== Information shown ==

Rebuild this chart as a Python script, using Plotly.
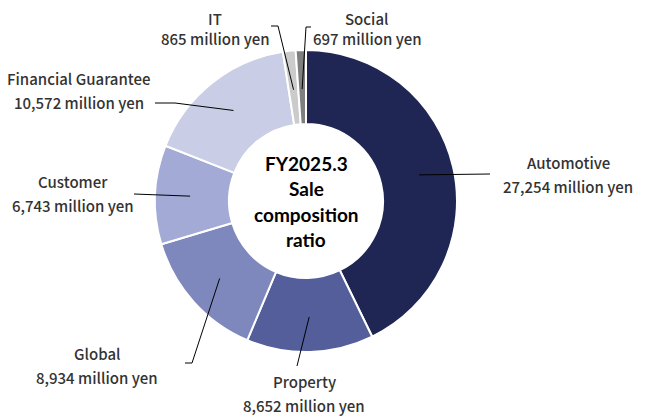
import math
import plotly.graph_objects as go

# ---- data ----
segments = ["Automotive", "Property", "Global", "Customer", "Financial Guarantee", "IT", "Social"]
sales = [27254, 8652, 8934, 6743, 10572, 865, 697]  # million yen
center_title = ["FY2025.3", "Sale", "composition", "ratio"]

# ---- styles / layout positions (page pixels) ----
colors = ["#1F2654", "#535E9A", "#7E88BD", "#A2AAD5", "#C9CDE5", "#CBCBCB", "#7F7F7F"]
PAGE_W, PAGE_H = 650, 420
OFF = 8  # default page body margin
W, H = PAGE_W - OFF, PAGE_H - OFF
CX, CY, R = 306, 201, 151
label_pos = {  # text center x, name line y, value line y
    "Automotive": (568, 162, 186),
    "Property": (304, 381, 405),
    "Global": (97, 353, 377),
    "Customer": (73, 181, 205),
    "Financial Guarantee": (79, 78, 102),
    "IT": (215, 18, 38),
    "Social": (367, 18, 38),
}
leader_tail = {  # outer polyline points of leader lines
    "Automotive": [(490, 174)],
    "Property": [(297, 366)],
    "Global": [(192, 363), (185, 363)],
    "Customer": [(134, 194)],
    "Financial Guarantee": [(175, 103), (155, 103)],
    "IT": [(278, 26), (271, 26)],
    "Social": [(306, 27), (311, 27)],
}
LABEL_FONT = dict(family="Noto Sans CJK JP", size=15, color="#333333", weight=500)

fig = go.Figure()
fig.add_trace(go.Pie(
    labels=segments, values=sales, sort=False, direction="clockwise", rotation=0,
    hole=0.51, marker=dict(colors=colors, line=dict(color="white", width=2)),
    textinfo="none", hoverinfo="label+value", showlegend=False,
    domain=dict(x=[(CX - R - OFF) / W, (CX + R - OFF) / W],
                y=[1 - (CY + R - OFF) / H, 1 - (CY - R - OFF) / H]),
))

total = sum(sales)
cum = 0
shapes, annotations = [], []
for name, v in zip(segments, sales):
    mid = (cum + v / 2) / total * 2 * math.pi
    cum += v
    r_in = 116 if v / total > 0.03 else 112
    x0 = CX + r_in * math.sin(mid)
    y0 = CY - r_in * math.cos(mid)
    pts = [(x0, y0)] + leader_tail[name]
    path = "M " + " L ".join(f"{x},{y}" for x, y in pts)
    shapes.append(dict(type="path", path=path, xref="x", yref="y", layer="above",
                       line=dict(color="#000000", width=1)))
    lx, ly1, ly2 = label_pos[name]
    annotations.append(dict(x=lx, y=ly1, xref="x", yref="y", text=name, showarrow=False,
                            font=LABEL_FONT, xanchor="center", yanchor="middle"))
    annotations.append(dict(x=lx, y=ly2, xref="x", yref="y", text=f"{v:,} million yen",
                            showarrow=False, font=LABEL_FONT,
                            xanchor="center", yanchor="middle"))

for i, t in enumerate(center_title):
    annotations.append(dict(x=CX, y=163 + 25.5 * i, xref="x", yref="y", text=f"<b>{t}</b>",
                            showarrow=False, xanchor="center", yanchor="middle",
                            font=dict(family="Lato", size=19, color="#000000")))

fig.update_layout(
    width=W, height=H, margin=dict(l=0, r=0, t=0, b=0),
    paper_bgcolor="white", plot_bgcolor="rgba(0,0,0,0)",
    xaxis=dict(range=[OFF, PAGE_W], visible=False, fixedrange=True),
    yaxis=dict(range=[PAGE_H, OFF], visible=False, fixedrange=True),
    shapes=shapes, annotations=annotations,
)
fig.write_html("out.html")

===

→ **Task requirements**
Skip the images and write out the rest of the listing exactly.

→ **Task output**
Rebuild this chart as a Python script, using Plotly.
import math
import plotly.graph_objects as go

# ---- data ----
segments = ["Automotive", "Property", "Global", "Customer", "Financial Guarantee", "IT", "Social"]
sales = [27254, 8652, 8934, 6743, 10572, 865, 697]  # million yen
center_title = ["FY2025.3", "Sale", "composition", "ratio"]

# ---- styles / layout positions (page pixels) ----
colors = ["#1F2654", "#535E9A", "#7E88BD", "#A2AAD5", "#C9CDE5", "#CBCBCB", "#7F7F7F"]
PAGE_W, PAGE_H = 650, 420
OFF = 8  # default page body margin
W, H = PAGE_W - OFF, PAGE_H - OFF
CX, CY, R = 306, 201, 151
label_pos = {  # text center x, name line y, value line y
    "Automotive": (568, 162, 186),
    "Property": (304, 381, 405),
    "Global": (97, 353, 377),
    "Customer": (73, 181, 205),
    "Financial Guarantee": (79, 78, 102),
    "IT": (215, 18, 38),
    "Social": (367, 18, 38),
}
leader_tail = {  # outer polyline points of leader lines
    "Automotive": [(490, 174)],
    "Property": [(297, 366)],
    "Global": [(192, 363), (185, 363)],
    "Customer": [(134, 194)],
    "Financial Guarantee": [(175, 103), (155, 103)],
    "IT": [(278, 26), (271, 26)],
    "Social": [(306, 27), (311, 27)],
}
LABEL_FONT = dict(family="Noto Sans CJK JP", size=15, color="#333333", weight=500)

fig = go.Figure()
fig.add_trace(go.Pie(
    labels=segments, values=sales, sort=False, direction="clockwise", rotation=0,
    hole=0.51, marker=dict(colors=colors, line=dict(color="white", width=2)),
    textinfo="none", hoverinfo="label+value", showlegend=False,
    domain=dict(x=[(CX - R - OFF) / W, (CX + R - OFF) / W],
                y=[1 - (CY + R - OFF) / H, 1 - (CY - R - OFF) / H]),
))

total = sum(sales)
cum = 0
shapes, annotations = [], []
for name, v in zip(segments, sales):
    mid = (cum + v / 2) / total * 2 * math.pi
    cum += v
    r_in = 116 if v / total > 0.03 else 112
    x0 = CX + r_in * math.sin(mid)
    y0 = CY - r_in * math.cos(mid)
    pts = [(x0, y0)] + leader_tail[name]
    path = "M " + " L ".join(f"{x},{y}" for x, y in pts)
    shapes.append(dict(type="path", path=path, xref="x", yref="y", layer="above",
                       line=dict(color="#000000", width=1)))
    lx, ly1, ly2 = label_pos[name]
    annotations.append(dict(x=lx, y=ly1, xref="x", yref="y", text=name, showarrow=False,
                            font=LABEL_FONT, xanchor="center", yanchor="middle"))
    annotations.append(dict(x=lx, y=ly2, xref="x", yref="y", text=f"{v:,} million yen",
                            showarrow=False, font=LABEL_FONT,
                            xanchor="center", yanchor="middle"))

for i, t in enumerate(center_title):
    annotations.append(dict(x=CX, y=163 + 25.5 * i, xref="x", yref="y", text=f"<b>{t}</b>",
                            showarrow=False, xanchor="center", yanchor="middle",
                            font=dict(family="Lato", size=19, color="#000000")))

fig.update_layout(
    width=W, height=H, margin=dict(l=0, r=0, t=0, b=0),
    paper_bgcolor="white", plot_bgcolor="rgba(0,0,0,0)",
    xaxis=dict(range=[OFF, PAGE_W], visible=False, fixedrange=True),
    yaxis=dict(range=[PAGE_H, OFF], visible=False, fixedrange=True),
    shapes=shapes, annotations=annotations,
)
fig.write_html("out.html")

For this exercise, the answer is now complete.